Les progrès du latin ont dû être assez lents pour que la plupart des Gaulois (le « Gallo-Romain » est une abstraction ethnique !) du IVe, du Ve, voire encore de la première moitié du VIe siècle aient su encore leur langue. Mais le processus de latinisation s’est précipité et achevé avec l’installation du christianisme dont le latin était la langue liturgique. Les choses se passèrent autrement en Grande-Bretagne (voir supra, pp. 59-61) où l’occupation romaine n’a été ni si dense, ni si complète, ni si longue. Après que les légions romaines eurent abandonné l’île à son sort en 410 le brittonique survécut, fortement marqué d’emprunts latins, mais avec une structure phonologique et grammaticale intacte. Ce qui n’a malheureusement pas survécu parce que la latinisation politique était déjà achevée, ce sont des rois ou des souverains capables de concevoir une unité bretonne indépendante du concept impérial romain. L’incapacité n’était pas politique, encore moins intellectuelle, elle était religieuse : Rome, c’était aussi la capitale du christianisme occidental contre les volontés de qui un chrétien ne se révoltait pas. Et la Bretagne de l’antiquité finissante a été une proie facile pour les Anglo-Saxons. Le pays de Galles ne devait réaliser son unité au Xe siècle que pour tomber dans la sphère d’influence des rois anglo-saxons.
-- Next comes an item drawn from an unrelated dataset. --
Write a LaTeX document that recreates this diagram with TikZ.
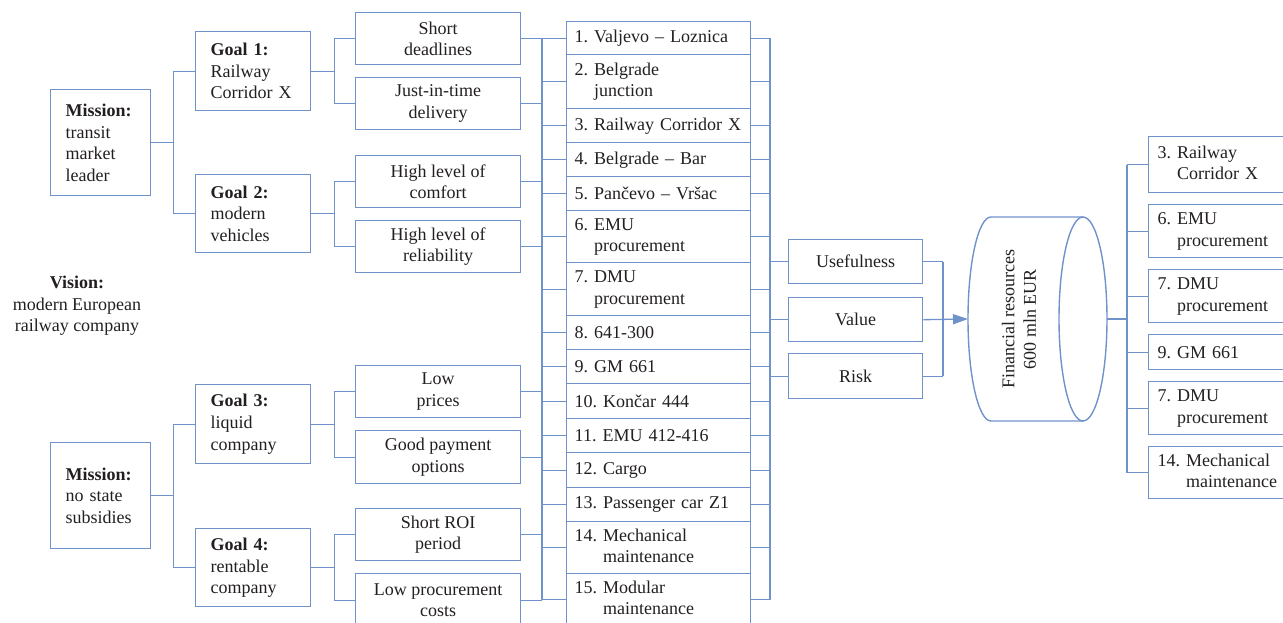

En Irlande les choses se sont passées encore différemment puisque la très mince romanisation du vocabulaire s’est faite à partir d’un vocabulaire liturgique importé par l’intermédiaire de la Grande-Bretagne. Le latin est resté une langue écrite sans emploi parlé avec un rôle de communication sociale insignifiant. Du reste le latin écrit en Irlande, ou latin hispérique, est truffé d’idiotismes, de tournures ou de métaphores gaéliques. Cela n’empêche nullement le latin de Scot Érigène, de Dichuil, ou même de saint Patrick et de son hagiographe Muirchu, d’être d’excellente qualité. Nous l’avons déjà signalé mais il n’est pas inutile d’insister à nouveau sur le fait, assez paradoxal, que, sans les Irlandais, la culture classique aurait sombré dans le néant de la nuit mérovingienne et que la renaissance carolingienne n’aurait pas été ce qu’elle a été.
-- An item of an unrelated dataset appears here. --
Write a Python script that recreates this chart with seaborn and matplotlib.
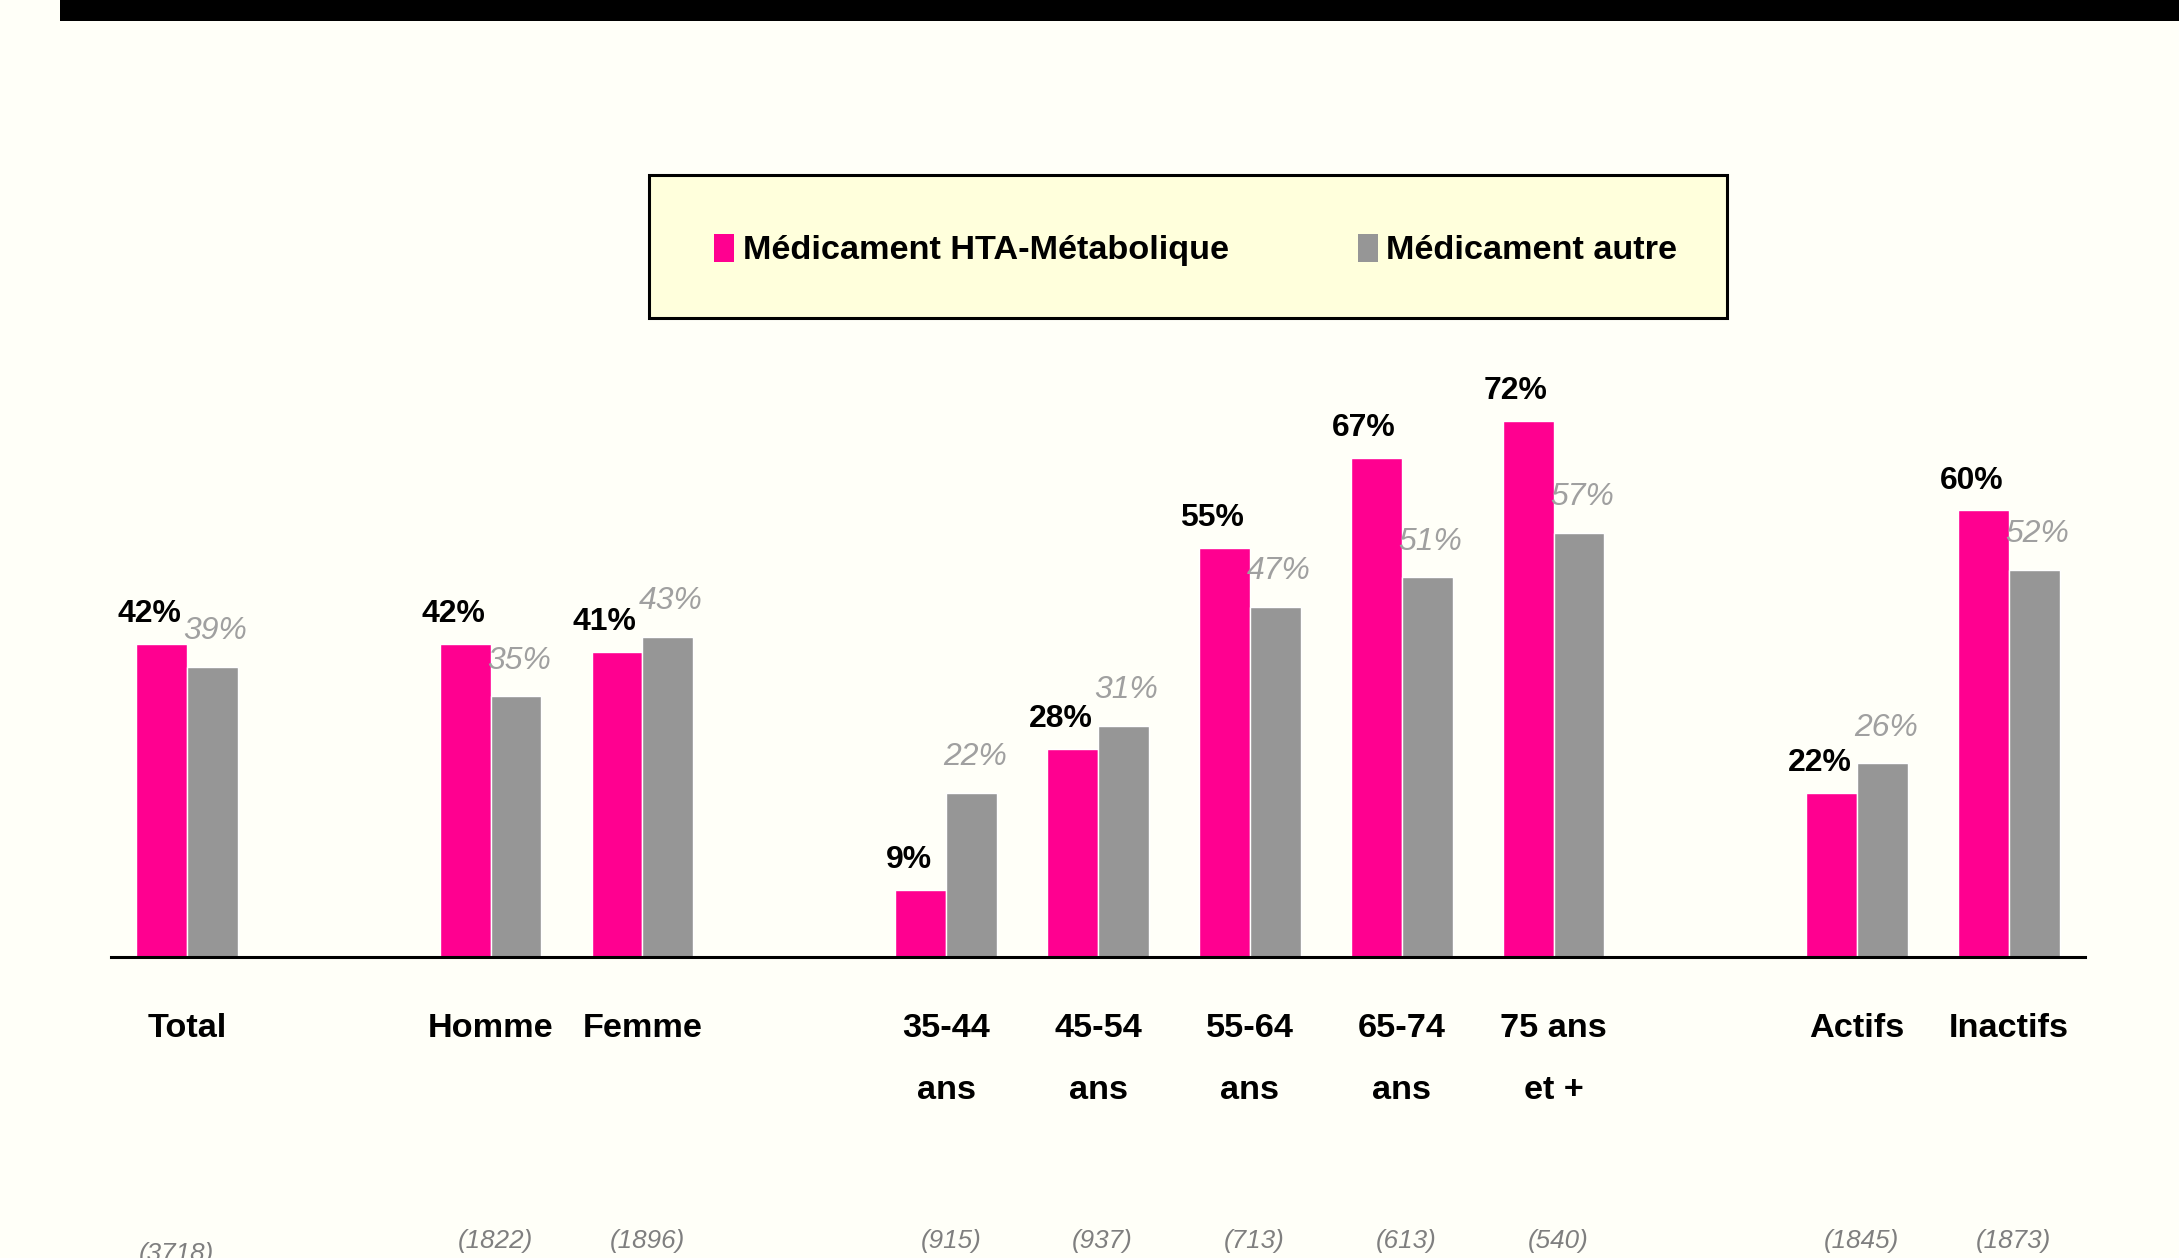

En résumé, les Celtes ont disparu parce que la structure politique et religieuse de leur société était inadaptable à la conception romaine de l’état. La classe sacerdotale une fois éliminée, la classe militaire soumise, les classes artisanale et rurale christianisées, la Gaule, réduite à la nouvelle bourgeoisie commerçante des villes et aux grands propriétaires fonciers exploitant des armées d’esclaves et de serfs, n’a plus cherché à se séparer de l’Empire. Quand elle s’est révoltée, c’est chaque fois pour s’y tailler une meilleure place : aucun des « Empereurs gaulois » du IIIe siècle n’a renié la romanité. Et deux siècles plus tard, dans un pays non romanisé, l’Irlande, c’est la classe sacerdotale des druides, elle-même, qui a facilité la conversion au christianisme et qui lui a fourni ses premiers évêques. Le monde celtique continental est ainsi devenu solidaire de l’Empire et le monde celtique insulaire, après la disparition de l’Empire, est devenu solidaire du christianisme.
L’un et l’autre avaient malgré tout une chance de survie, surtout dans les îles où le christianisme celtique a été intellectuellement très brillant. Mais les invasions germaniques sont venues tout détruire. À l’époque carolingienne le nom de la Gaule disparaît de la carte, la Bretagne insulaire est anéantie par les Anglo-Saxons et, en Bretagne péninsulaire, l’expansion bretonne qui aurait sans doute recouvert tout le Massif armoricain, a été brutalement arrêtée par l’invasion normande. La Cornouailles disparaît en tant qu’entité politique dès le Xe siècle. Quant à l’Irlande, après avoir brillé d’un éclat incomparable aux VIIe-VIIIe siècles et envoyé des moines missionnaires à travers toute l’Europe, elle ne s’est jamais remise des invasions Scandinaves.
S’il existe encore à notre époque moderne des langues celtiques vivantes, c’est un miracle dû en grande partie à l’isolement géographique et non à la ténacité de l’ensemble des populations celtophones. Et ces langues ne sont que l’ombre de ce qu’elles ont été ou de ce qu’elles auraient dû être. On a une idée approchée de la culture qu’elles auraient été capables de transmettre par le dernier apport du monde celtique à la chrétienté médiévale : la littérature arthurienne et la légende du Saint-Graal.